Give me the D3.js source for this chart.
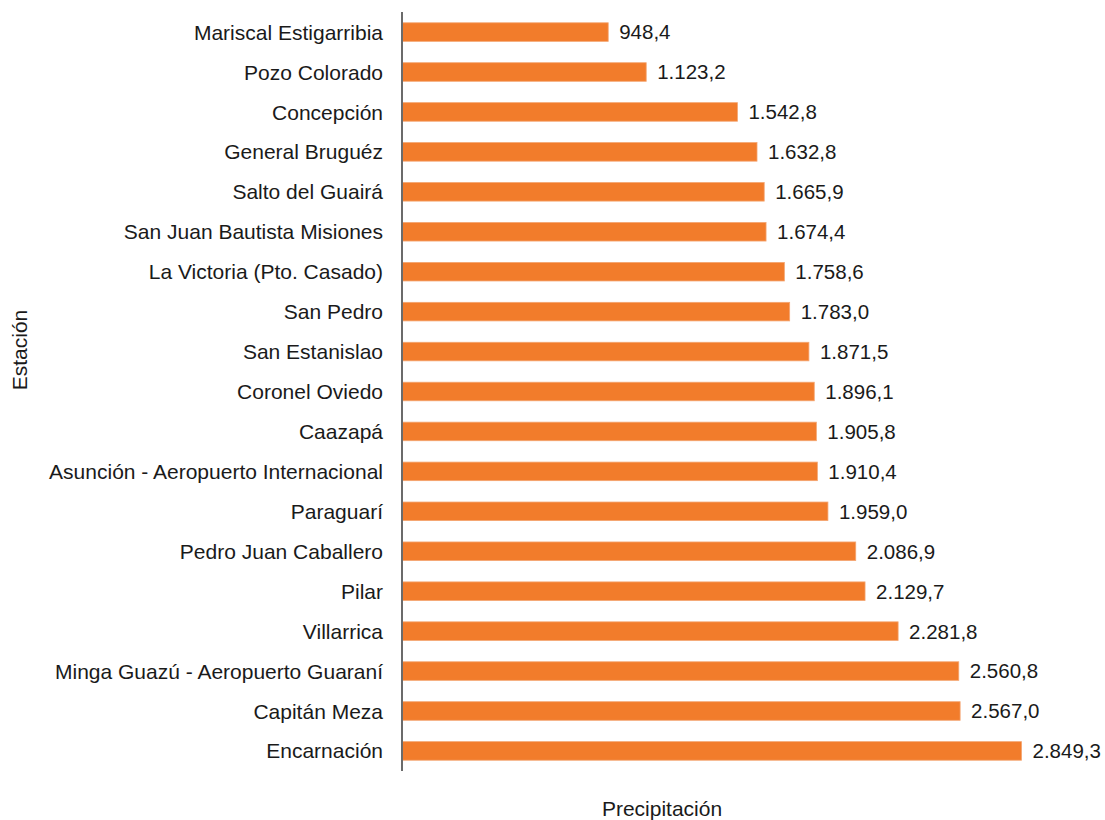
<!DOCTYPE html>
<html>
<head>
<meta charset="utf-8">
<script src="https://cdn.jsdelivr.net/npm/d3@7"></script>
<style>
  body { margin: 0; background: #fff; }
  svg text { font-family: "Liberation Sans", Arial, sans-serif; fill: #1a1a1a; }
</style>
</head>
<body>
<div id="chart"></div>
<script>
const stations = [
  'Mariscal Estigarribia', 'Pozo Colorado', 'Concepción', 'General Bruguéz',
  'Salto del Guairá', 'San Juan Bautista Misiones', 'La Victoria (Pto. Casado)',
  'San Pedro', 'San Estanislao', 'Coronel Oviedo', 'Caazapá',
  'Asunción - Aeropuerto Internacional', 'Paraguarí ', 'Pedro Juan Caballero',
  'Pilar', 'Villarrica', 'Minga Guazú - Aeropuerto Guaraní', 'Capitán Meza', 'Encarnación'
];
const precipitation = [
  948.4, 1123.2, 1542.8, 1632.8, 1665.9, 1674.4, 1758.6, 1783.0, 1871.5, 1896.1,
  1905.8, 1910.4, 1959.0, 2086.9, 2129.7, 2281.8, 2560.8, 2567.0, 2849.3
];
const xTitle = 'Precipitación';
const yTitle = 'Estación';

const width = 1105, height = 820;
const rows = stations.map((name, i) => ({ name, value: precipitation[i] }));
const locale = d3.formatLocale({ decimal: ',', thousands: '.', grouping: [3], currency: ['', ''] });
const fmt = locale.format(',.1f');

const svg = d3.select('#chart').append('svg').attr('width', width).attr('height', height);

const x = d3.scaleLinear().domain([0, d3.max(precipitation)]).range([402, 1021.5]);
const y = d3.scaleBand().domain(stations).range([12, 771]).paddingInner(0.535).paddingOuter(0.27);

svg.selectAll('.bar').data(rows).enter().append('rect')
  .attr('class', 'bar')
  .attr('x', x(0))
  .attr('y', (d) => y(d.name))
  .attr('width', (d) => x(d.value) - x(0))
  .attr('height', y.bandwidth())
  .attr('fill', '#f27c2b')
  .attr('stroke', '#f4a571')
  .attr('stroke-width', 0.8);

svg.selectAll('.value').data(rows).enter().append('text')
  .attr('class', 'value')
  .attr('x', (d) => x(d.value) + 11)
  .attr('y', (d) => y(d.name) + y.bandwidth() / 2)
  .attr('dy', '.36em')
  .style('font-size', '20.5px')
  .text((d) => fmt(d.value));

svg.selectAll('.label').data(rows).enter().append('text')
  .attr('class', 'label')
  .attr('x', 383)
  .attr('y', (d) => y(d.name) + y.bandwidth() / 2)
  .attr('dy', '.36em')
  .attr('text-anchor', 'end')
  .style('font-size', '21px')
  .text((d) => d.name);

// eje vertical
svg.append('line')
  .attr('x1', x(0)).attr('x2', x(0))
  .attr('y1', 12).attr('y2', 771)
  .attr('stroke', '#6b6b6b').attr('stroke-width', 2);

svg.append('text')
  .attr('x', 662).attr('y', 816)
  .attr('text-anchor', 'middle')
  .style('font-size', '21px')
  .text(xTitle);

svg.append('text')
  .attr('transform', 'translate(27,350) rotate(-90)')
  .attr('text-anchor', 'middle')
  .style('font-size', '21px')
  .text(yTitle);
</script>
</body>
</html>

DIRECTIVE => Write out the full set of lines verbatim, without the pictures.

WRITTEN REPLY =>
Give me the D3.js source for this chart.
<!DOCTYPE html>
<html>
<head>
<meta charset="utf-8">
<script src="https://cdn.jsdelivr.net/npm/d3@7"></script>
<style>
  body { margin: 0; background: #fff; }
  svg text { font-family: "Liberation Sans", Arial, sans-serif; fill: #1a1a1a; }
</style>
</head>
<body>
<div id="chart"></div>
<script>
const stations = [
  'Mariscal Estigarribia', 'Pozo Colorado', 'Concepción', 'General Bruguéz',
  'Salto del Guairá', 'San Juan Bautista Misiones', 'La Victoria (Pto. Casado)',
  'San Pedro', 'San Estanislao', 'Coronel Oviedo', 'Caazapá',
  'Asunción - Aeropuerto Internacional', 'Paraguarí ', 'Pedro Juan Caballero',
  'Pilar', 'Villarrica', 'Minga Guazú - Aeropuerto Guaraní', 'Capitán Meza', 'Encarnación'
];
const precipitation = [
  948.4, 1123.2, 1542.8, 1632.8, 1665.9, 1674.4, 1758.6, 1783.0, 1871.5, 1896.1,
  1905.8, 1910.4, 1959.0, 2086.9, 2129.7, 2281.8, 2560.8, 2567.0, 2849.3
];
const xTitle = 'Precipitación';
const yTitle = 'Estación';

const width = 1105, height = 820;
const rows = stations.map((name, i) => ({ name, value: precipitation[i] }));
const locale = d3.formatLocale({ decimal: ',', thousands: '.', grouping: [3], currency: ['', ''] });
const fmt = locale.format(',.1f');

const svg = d3.select('#chart').append('svg').attr('width', width).attr('height', height);

const x = d3.scaleLinear().domain([0, d3.max(precipitation)]).range([402, 1021.5]);
const y = d3.scaleBand().domain(stations).range([12, 771]).paddingInner(0.535).paddingOuter(0.27);

svg.selectAll('.bar').data(rows).enter().append('rect')
  .attr('class', 'bar')
  .attr('x', x(0))
  .attr('y', (d) => y(d.name))
  .attr('width', (d) => x(d.value) - x(0))
  .attr('height', y.bandwidth())
  .attr('fill', '#f27c2b')
  .attr('stroke', '#f4a571')
  .attr('stroke-width', 0.8);

svg.selectAll('.value').data(rows).enter().append('text')
  .attr('class', 'value')
  .attr('x', (d) => x(d.value) + 11)
  .attr('y', (d) => y(d.name) + y.bandwidth() / 2)
  .attr('dy', '.36em')
  .style('font-size', '20.5px')
  .text((d) => fmt(d.value));

svg.selectAll('.label').data(rows).enter().append('text')
  .attr('class', 'label')
  .attr('x', 383)
  .attr('y', (d) => y(d.name) + y.bandwidth() / 2)
  .attr('dy', '.36em')
  .attr('text-anchor', 'end')
  .style('font-size', '21px')
  .text((d) => d.name);

// eje vertical
svg.append('line')
  .attr('x1', x(0)).attr('x2', x(0))
  .attr('y1', 12).attr('y2', 771)
  .attr('stroke', '#6b6b6b').attr('stroke-width', 2);

svg.append('text')
  .attr('x', 662).attr('y', 816)
  .attr('text-anchor', 'middle')
  .style('font-size', '21px')
  .text(xTitle);

svg.append('text')
  .attr('transform', 'translate(27,350) rotate(-90)')
  .attr('text-anchor', 'middle')
  .style('font-size', '21px')
  .text(yTitle);
</script>
</body>
</html>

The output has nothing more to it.